## What to work on
Your task is to reproduce, verbatim and without pictures, the lines from the opening of the listing through the line containing "const AXIS_H = 295;".

## Data segment
****
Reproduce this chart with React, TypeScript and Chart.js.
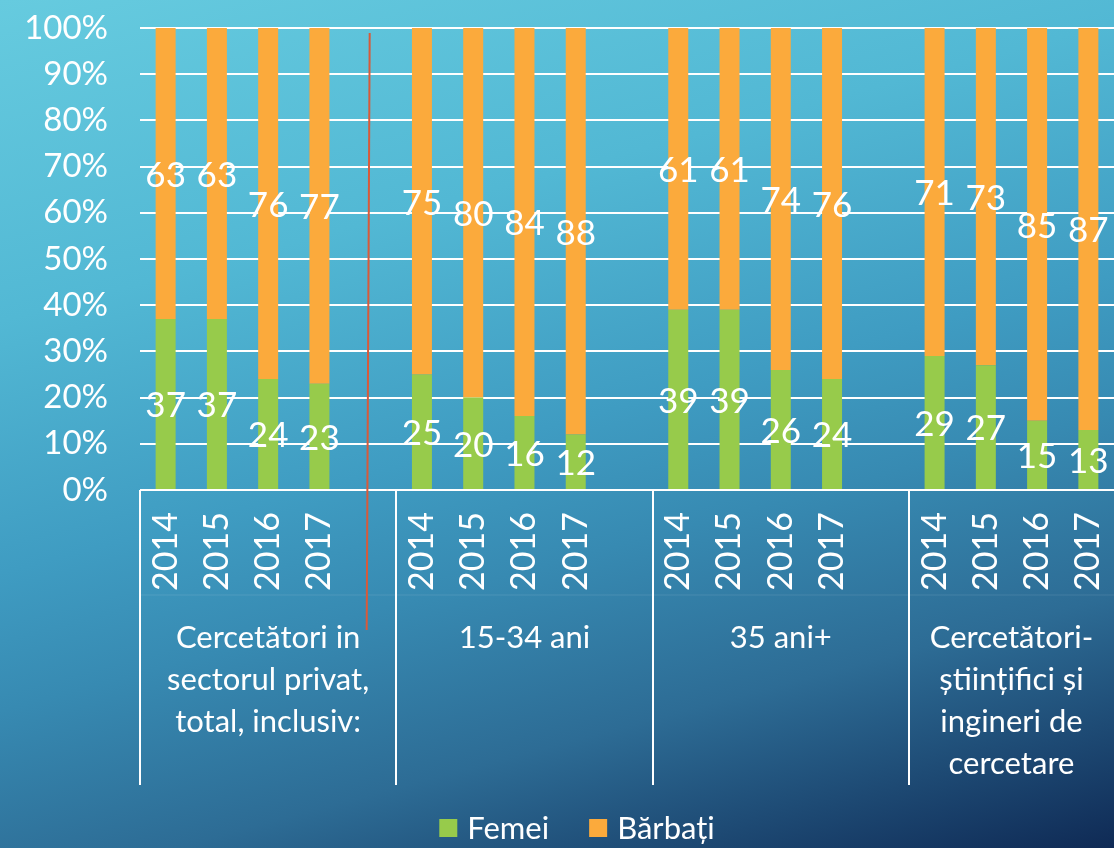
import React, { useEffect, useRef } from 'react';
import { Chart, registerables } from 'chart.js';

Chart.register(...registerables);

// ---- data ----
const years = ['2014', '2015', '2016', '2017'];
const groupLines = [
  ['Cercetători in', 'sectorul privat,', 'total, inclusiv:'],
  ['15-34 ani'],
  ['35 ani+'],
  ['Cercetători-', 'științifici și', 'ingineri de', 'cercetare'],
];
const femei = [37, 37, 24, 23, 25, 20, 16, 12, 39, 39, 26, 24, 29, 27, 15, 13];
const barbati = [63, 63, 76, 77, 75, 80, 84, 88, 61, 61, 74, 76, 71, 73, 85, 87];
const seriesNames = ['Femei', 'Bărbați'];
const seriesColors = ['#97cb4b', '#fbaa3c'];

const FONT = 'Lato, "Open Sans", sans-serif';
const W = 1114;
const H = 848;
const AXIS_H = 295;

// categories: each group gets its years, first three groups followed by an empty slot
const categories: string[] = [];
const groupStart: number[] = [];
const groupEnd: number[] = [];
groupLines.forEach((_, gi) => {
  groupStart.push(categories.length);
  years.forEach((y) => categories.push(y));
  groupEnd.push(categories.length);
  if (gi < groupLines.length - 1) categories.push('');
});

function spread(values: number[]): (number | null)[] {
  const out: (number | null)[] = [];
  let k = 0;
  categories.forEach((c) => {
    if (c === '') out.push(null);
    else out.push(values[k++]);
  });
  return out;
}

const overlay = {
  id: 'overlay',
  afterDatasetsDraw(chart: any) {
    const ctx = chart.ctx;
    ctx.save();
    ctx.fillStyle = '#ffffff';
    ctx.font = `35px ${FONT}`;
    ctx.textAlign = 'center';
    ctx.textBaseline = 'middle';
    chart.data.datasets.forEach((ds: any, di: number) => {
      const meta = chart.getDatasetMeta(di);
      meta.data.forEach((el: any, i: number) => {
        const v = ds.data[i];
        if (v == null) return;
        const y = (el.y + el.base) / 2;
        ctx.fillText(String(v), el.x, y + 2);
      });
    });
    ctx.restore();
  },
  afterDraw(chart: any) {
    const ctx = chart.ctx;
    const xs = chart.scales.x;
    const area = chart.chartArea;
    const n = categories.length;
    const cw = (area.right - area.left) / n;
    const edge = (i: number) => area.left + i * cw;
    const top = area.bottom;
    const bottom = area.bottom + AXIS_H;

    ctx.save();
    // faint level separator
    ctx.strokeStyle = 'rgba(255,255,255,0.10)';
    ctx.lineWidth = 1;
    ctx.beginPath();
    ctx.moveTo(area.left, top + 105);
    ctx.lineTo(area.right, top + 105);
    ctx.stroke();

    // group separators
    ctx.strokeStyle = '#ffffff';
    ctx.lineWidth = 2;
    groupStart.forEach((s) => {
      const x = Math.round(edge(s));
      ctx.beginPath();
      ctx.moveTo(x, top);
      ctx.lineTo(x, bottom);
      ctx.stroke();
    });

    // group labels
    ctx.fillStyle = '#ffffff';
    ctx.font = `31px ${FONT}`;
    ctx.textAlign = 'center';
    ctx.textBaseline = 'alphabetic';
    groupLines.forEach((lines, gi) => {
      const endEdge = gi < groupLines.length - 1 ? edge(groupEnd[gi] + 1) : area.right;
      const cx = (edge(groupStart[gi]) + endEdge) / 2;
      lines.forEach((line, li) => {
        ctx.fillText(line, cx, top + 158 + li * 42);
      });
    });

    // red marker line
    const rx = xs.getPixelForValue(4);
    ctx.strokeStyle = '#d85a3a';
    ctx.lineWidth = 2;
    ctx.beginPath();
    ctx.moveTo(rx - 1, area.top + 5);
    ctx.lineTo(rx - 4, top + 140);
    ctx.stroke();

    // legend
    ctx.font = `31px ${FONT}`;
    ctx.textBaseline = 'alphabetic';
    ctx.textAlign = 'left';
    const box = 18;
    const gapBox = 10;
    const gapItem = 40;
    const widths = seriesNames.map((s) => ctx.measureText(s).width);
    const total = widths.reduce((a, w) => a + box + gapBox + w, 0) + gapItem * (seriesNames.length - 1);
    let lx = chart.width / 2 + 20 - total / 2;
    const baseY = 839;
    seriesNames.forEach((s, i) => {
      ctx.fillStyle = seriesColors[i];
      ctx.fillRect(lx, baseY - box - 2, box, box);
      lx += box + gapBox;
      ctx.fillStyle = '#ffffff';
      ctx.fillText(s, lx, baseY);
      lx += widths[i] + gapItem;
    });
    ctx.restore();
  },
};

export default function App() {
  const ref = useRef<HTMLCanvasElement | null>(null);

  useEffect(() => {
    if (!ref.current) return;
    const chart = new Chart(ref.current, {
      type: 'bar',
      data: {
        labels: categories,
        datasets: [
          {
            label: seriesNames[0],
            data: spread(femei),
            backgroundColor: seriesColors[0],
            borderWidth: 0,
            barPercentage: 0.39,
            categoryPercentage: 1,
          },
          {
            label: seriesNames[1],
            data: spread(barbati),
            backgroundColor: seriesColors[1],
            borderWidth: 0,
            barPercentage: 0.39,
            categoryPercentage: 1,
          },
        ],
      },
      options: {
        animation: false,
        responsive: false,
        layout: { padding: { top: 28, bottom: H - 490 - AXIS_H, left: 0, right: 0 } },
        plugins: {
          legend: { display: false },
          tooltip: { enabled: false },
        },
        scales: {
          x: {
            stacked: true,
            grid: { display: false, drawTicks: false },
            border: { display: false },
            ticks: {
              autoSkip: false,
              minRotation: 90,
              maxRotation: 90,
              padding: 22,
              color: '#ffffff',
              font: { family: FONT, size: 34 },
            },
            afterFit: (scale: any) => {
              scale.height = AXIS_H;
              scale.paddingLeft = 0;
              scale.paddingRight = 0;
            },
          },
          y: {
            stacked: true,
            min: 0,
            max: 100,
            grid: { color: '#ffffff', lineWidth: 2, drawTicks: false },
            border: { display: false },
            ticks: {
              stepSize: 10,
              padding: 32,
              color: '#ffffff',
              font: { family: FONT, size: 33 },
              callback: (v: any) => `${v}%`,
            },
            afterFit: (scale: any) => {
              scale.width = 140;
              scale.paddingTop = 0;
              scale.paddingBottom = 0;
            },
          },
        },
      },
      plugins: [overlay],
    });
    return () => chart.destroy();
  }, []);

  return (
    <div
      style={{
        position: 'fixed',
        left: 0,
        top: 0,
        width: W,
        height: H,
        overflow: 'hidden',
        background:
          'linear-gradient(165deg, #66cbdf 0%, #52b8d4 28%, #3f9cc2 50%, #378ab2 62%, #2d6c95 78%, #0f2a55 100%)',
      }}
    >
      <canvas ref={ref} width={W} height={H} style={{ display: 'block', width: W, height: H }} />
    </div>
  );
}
****
## Solved exercise
Reproduce this chart with React, TypeScript and Chart.js.
import React, { useEffect, useRef } from 'react';
import { Chart, registerables } from 'chart.js';

Chart.register(...registerables);

// ---- data ----
const years = ['2014', '2015', '2016', '2017'];
const groupLines = [
  ['Cercetători in', 'sectorul privat,', 'total, inclusiv:'],
  ['15-34 ani'],
  ['35 ani+'],
  ['Cercetători-', 'științifici și', 'ingineri de', 'cercetare'],
];
const femei = [37, 37, 24, 23, 25, 20, 16, 12, 39, 39, 26, 24, 29, 27, 15, 13];
const barbati = [63, 63, 76, 77, 75, 80, 84, 88, 61, 61, 74, 76, 71, 73, 85, 87];
const seriesNames = ['Femei', 'Bărbați'];
const seriesColors = ['#97cb4b', '#fbaa3c'];

const FONT = 'Lato, "Open Sans", sans-serif';
const W = 1114;
const H = 848;
const AXIS_H = 295;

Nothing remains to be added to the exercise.